All I Want for Christmas: A Wish List from the Dog
Emily Fisher, CPDT-KA Scratch and Sniff Canine Services, Guelph, ON
1. A Responsible Adoption
If you buy me from a breeder, know my breed, lineage, and breeder. Understand what a good breeder is and isn’t. A good breeder will know if I’m the right puppy for you or if my littermate would be better suited. A good breeder will ask more questions than you think possible before you even lay eyes on me. Don’t take a puppy home from a commercial breeder or a pet store because you feel sorry for it – this puppy will be replaced with another puppy from the same source. Despite your good intentions, this isn’t rescue. Good breeders don’t sell to pet stores and don’t breed for profit. There’s lots of useful advice about how to find a good breeder at www.pupquest.org.
If you rescue me, adopt from a rescue that has had me vetted and spayed or neutered. A good rescue will tell you everything they know about me and will ask you lots and lots of questions. Don’t be offended if the process takes a couple weeks and if they require a home visit. Know that your money is going to support the rescue of more dogs like me, and remember that I cost the rescue more than your adoption fee will cover! A good rescue will do everything in their power to find the most suitable dog for you and the most suitable home for me.
2. Positive Socialization
Socialization is the most important gift you can give me when I’m a puppy. If I’m going to live in your crazy world of balloons, trucks, dogs, strollers, and children, I need to be exposed to them before I’m 16 weeks old. More importantly, every experience with these new things should be the most positive, happy experience I’ve ever had. It doesn’t matter how much love you give me, if you don’t socialize me properly in these formative weeks, I will likely be afraid or aggressive when I’m exposed to new things as an adult. Socializing me properly is the most important investment you can make in me.
3. A High-Quality Diet
You are what you eat, and I’m no different. When you feed me a low-quality, highly processed food, I’m not going to feel well. I may live to a ripe old age, but how much longer might I live, and how much better might I feel, if I’m fed well? Whole, unprocessed food made into a balanced diet is ideal. Good food is the gift of well-being. Find out how to pick the best food for me at www.dogfoodproject.com.
4. Positive Training
Sometimes training can be hard for humans to figure out. Just remember this: I will work in order to gain something I want. There is never a reason to scare me or cause me pain in the name of training. I’ll be better behaved and we’ll have a better relationship if you learn how to engage me and get me excited about learning new things with you. Want to find a trainer? Visit www.petprofessionalguild.com.

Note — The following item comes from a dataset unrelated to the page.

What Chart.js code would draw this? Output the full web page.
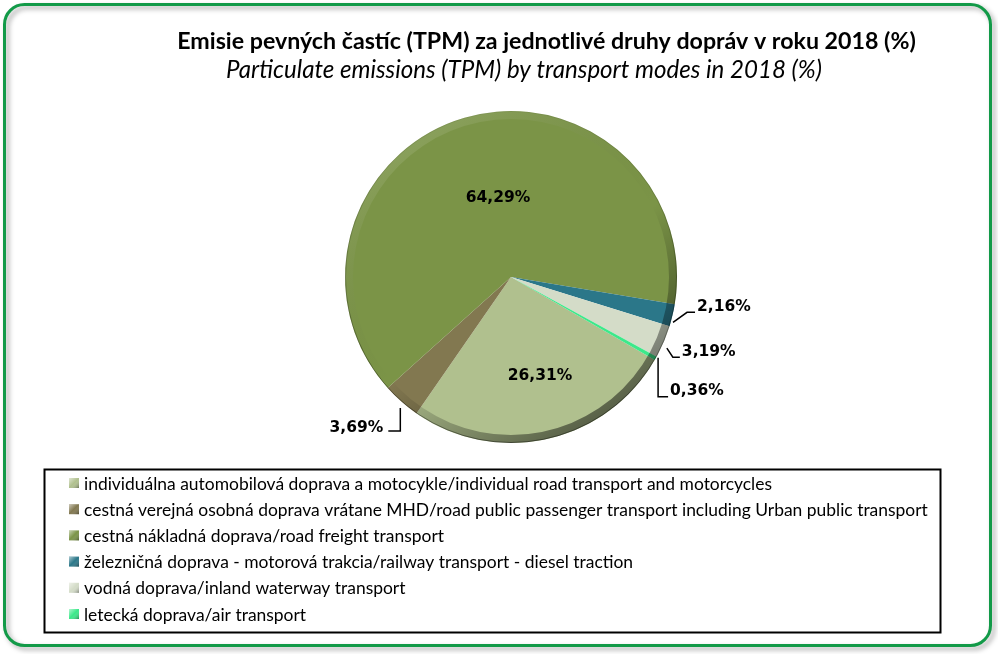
<!DOCTYPE html>
<html><head><meta charset="utf-8">
<script src="https://cdn.jsdelivr.net/npm/chart.js@4/dist/chart.umd.min.js"></script>
<style>html,body{margin:0;padding:0;background:#fff;}canvas{display:block;}</style>
</head><body>
<canvas id="c" width="998" height="654"></canvas>
<script>
const titleText = "Emisie pevných častíc (TPM) za jednotlivé druhy dopráv v roku 2018 (%)";
const subtitleText = "Particulate emissions (TPM) by transport modes in 2018 (%)";
const categories = [
  "individuálna automobilová doprava a motocykle/individual road transport and motorcycles",
  "cestná verejná osobná doprava vrátane MHD/road public passenger transport including Urban public transport",
  "cestná nákladná doprava/road freight transport",
  "železničná doprava - motorová trakcia/railway transport - diesel traction",
  "vodná doprava/inland waterway transport",
  "letecká doprava/air transport"
];
const values = [26.31, 3.69, 64.29, 2.16, 3.19, 0.36];
const colors = ["#b0c08e", "#827850", "#7b9447", "#2b7789", "#d4dcc8", "#3de88a"];

// label layout (style only): inside offset distance or leader offsets relative to arc edge point
const labelLayout = [
  {inside: true, dx: 29, dy: 98},
  {leader: [[-1,6.5],[-1,29.5],[-13,29.5]], tx: -18, ty: 25, align: "right"},
  {inside: true, dx: -13, dy: -80},
  {leader: [[0.5,7],[14.5,-3],[22.5,-3]], tx: 24.5, ty: -9, align: "left"},
  {leader: [[3,6.4],[9,15.4],[16,15.4]], tx: 18, ty: 9.5, align: "left"},
  {leader: [[2.4,-0.5],[2.4,38.5],[12.4,38.5]], tx: 14.4, ty: 32, align: "left"}
];

function fmt(v){ return v.toFixed(2).replace(".", ",") + "%"; }

function fitFont(ctx, text, style, family, target){
  let s = 20;
  ctx.font = style + " " + s + "px " + family;
  const w = ctx.measureText(text).width;
  s = s * target / w;
  return style + " " + s.toFixed(2) + "px " + family;
}

function roundRect(ctx, x, y, w, h, r){
  ctx.beginPath();
  ctx.moveTo(x + r, y);
  ctx.lineTo(x + w - r, y);
  ctx.arcTo(x + w, y, x + w, y + r, r);
  ctx.lineTo(x + w, y + h - r);
  ctx.arcTo(x + w, y + h, x + w - r, y + h, r);
  ctx.lineTo(x + r, y + h);
  ctx.arcTo(x, y + h, x, y + h - r, r);
  ctx.lineTo(x, y + r);
  ctx.arcTo(x, y, x + r, y, r);
  ctx.closePath();
}

const framePlugin = {
  id: "frame",
  beforeDraw(chart){
    const ctx = chart.ctx;
    ctx.save();
    ctx.fillStyle = "#fff";
    ctx.fillRect(0, 0, chart.width, chart.height);
    ctx.shadowColor = "rgba(0,0,0,0.35)";
    ctx.shadowBlur = 5;
    ctx.shadowOffsetX = 3;
    ctx.shadowOffsetY = 3;
    roundRect(ctx, 4.5, 4.5, 986, 641, 20);
    ctx.lineWidth = 3;
    ctx.strokeStyle = "#129a48";
    ctx.stroke();
    ctx.shadowColor = "transparent";
    ctx.fillStyle = "#000";
    ctx.textAlign = "center";
    ctx.textBaseline = "middle";
    ctx.font = fitFont(ctx, titleText, "bold", "Lato", 739);
    ctx.fillText(titleText, 546.5, 42);
    ctx.font = fitFont(ctx, subtitleText, "italic", "Lato", 596);
    ctx.fillText(subtitleText, 524, 70);
    ctx.restore();
  },
  afterDatasetsDraw(chart){
    const ctx = chart.ctx;
    const meta = chart.getDatasetMeta(0);
    const a0 = meta.data[0];
    const cx = a0.x, cy = a0.y, R = a0.outerRadius;
    ctx.save();
    ctx.beginPath();
    ctx.arc(cx, cy, R, 0, Math.PI * 2);
    ctx.arc(cx, cy, R - 8, 0, Math.PI * 2, true);
    const g = ctx.createLinearGradient(cx - R * 0.7, cy - R * 0.7, cx + R * 0.4, cy + R * 0.95);
    g.addColorStop(0, "rgba(255,255,255,0.10)");
    g.addColorStop(0.55, "rgba(0,0,0,0.0)");
    g.addColorStop(1, "rgba(0,0,0,0.5)");
    ctx.fillStyle = g;
    ctx.fill();
    ctx.beginPath();
    ctx.arc(cx, cy, R - 0.5, 0, Math.PI * 2);
    const g2 = ctx.createLinearGradient(cx, cy - R, cx, cy + R);
    g2.addColorStop(0, "rgba(0,0,0,0.05)");
    g2.addColorStop(1, "rgba(0,0,0,0.4)");
    ctx.strokeStyle = g2;
    ctx.lineWidth = 1;
    ctx.stroke();

    ctx.font = "bold 15.5px 'DejaVu Sans'";
    ctx.fillStyle = "#000";
    ctx.strokeStyle = "#000";
    ctx.lineWidth = 1.5;
    ctx.textBaseline = "middle";
    meta.data.forEach((arc, i) => {
      const L = labelLayout[i];
      const txt = fmt(values[i]);
      const mid = (arc.startAngle + arc.endAngle) / 2;
      if (L.inside) {
        const base = Math.atan2(L.dy, L.dx);
        const dist = Math.hypot(L.dx, L.dy);
        // anchor relative to the slice's own mid angle
        const ang = mid + (base - mid) ;
        const x = cx + Math.cos(ang) * dist;
        const y = cy + Math.sin(ang) * dist;
        ctx.textAlign = "center";
        ctx.fillText(txt, x, y + 1);
      } else {
        const ex = cx + Math.cos(mid) * R;
        const ey = cy + Math.sin(mid) * R;
        ctx.beginPath();
        L.leader.forEach((p, k) => {
          if (k === 0) ctx.moveTo(ex + p[0], ey + p[1]);
          else ctx.lineTo(ex + p[0], ey + p[1]);
        });
        ctx.stroke();
        ctx.textAlign = L.align;
        ctx.fillText(txt, ex + L.tx, ey + L.ty + 1);
      }
    });

    const lx = 44.5, ly = 469.5, lw = 896, lh = 163;
    ctx.strokeStyle = "#000";
    ctx.lineWidth = 2;
    ctx.strokeRect(lx, ly, lw, lh);
    ctx.font = fitFont(ctx, categories[1], "normal", "Lato", 844);
    ctx.textAlign = "left";
    ctx.textBaseline = "middle";
    categories.forEach((c, i) => {
      const y = 483 + i * 26.2;
      const mx = 69, my = y - 5, ms = 10;
      const mg = ctx.createLinearGradient(mx, my, mx + ms, my + ms);
      mg.addColorStop(0, "rgba(255,255,255,0.6)");
      mg.addColorStop(0.5, "rgba(255,255,255,0)");
      mg.addColorStop(1, "rgba(0,0,0,0.4)");
      ctx.fillStyle = colors[i];
      ctx.fillRect(mx, my, ms, ms);
      ctx.fillStyle = mg;
      ctx.fillRect(mx, my, ms, ms);
      ctx.fillStyle = "#000";
      ctx.fillText(c, 84, y + 1);
    });
    ctx.restore();
  }
};

new Chart(document.getElementById("c"), {
  type: "pie",
  data: {
    labels: categories,
    datasets: [{
      data: values,
      backgroundColor: colors,
      borderWidth: 0
    }]
  },
  options: {
    responsive: false,
    animation: false,
    rotation: 120,
    layout: { padding: { left: 345, right: 321, top: 111, bottom: 211 } },
    plugins: { legend: { display: false }, title: { display: false }, tooltip: { enabled: false } }
  },
  plugins: [framePlugin]
});
</script>
</body></html>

5. Teach me How to Live in a Human World
Remember that I’m not a tiny person in a furry coat. I’m not capable of understanding your morals or etiquette. If you don’t want me to jump on your guests, I need to be rewarded for sitting. If you don’t want me to sleep on your bed, I need a comfortable bed of my own. Don’t take my good behaviour for granted and only pay attention to me by punishing me when I do something wrong. My behaviour is a reflection of your behaviour; you can’t expect me to change without first changing yourself. Teaching me how to live in your world is a gift to both of us.
6. Health Care
Regular vet visits are an important part of keeping me in good health, but I need you to give me more than just an annual checkup. Give me daily outdoor adventures to exercise my mind and body. Sometimes I may even require extra health-care professionals on my team, such as chiropractors, massage therapists, naturopaths, and physiotherapists. Do your part by cultivating a relationship with other members of my health-care team. Ask for resources when discussing possible diagnoses, explore the various options for my care with them, and ask smart, well-researched questions. Keep your own records of my health so you can catch problems early. Do simple, routine health-care procedures like weekly nail trims, regular brushing of my teeth, and checking for lumps and bumps.
7. Respect and Protection
I will sometimes need something and you won’t understand why. You may think it funny that I’m afraid of a garbage can, but don’t laugh and drag me past it. I need you to protect me even when you don’t think I need protecting. I need you to be my advocate because I cannot speak for myself.
Give me these gifts, and I’ll give back to you all year long.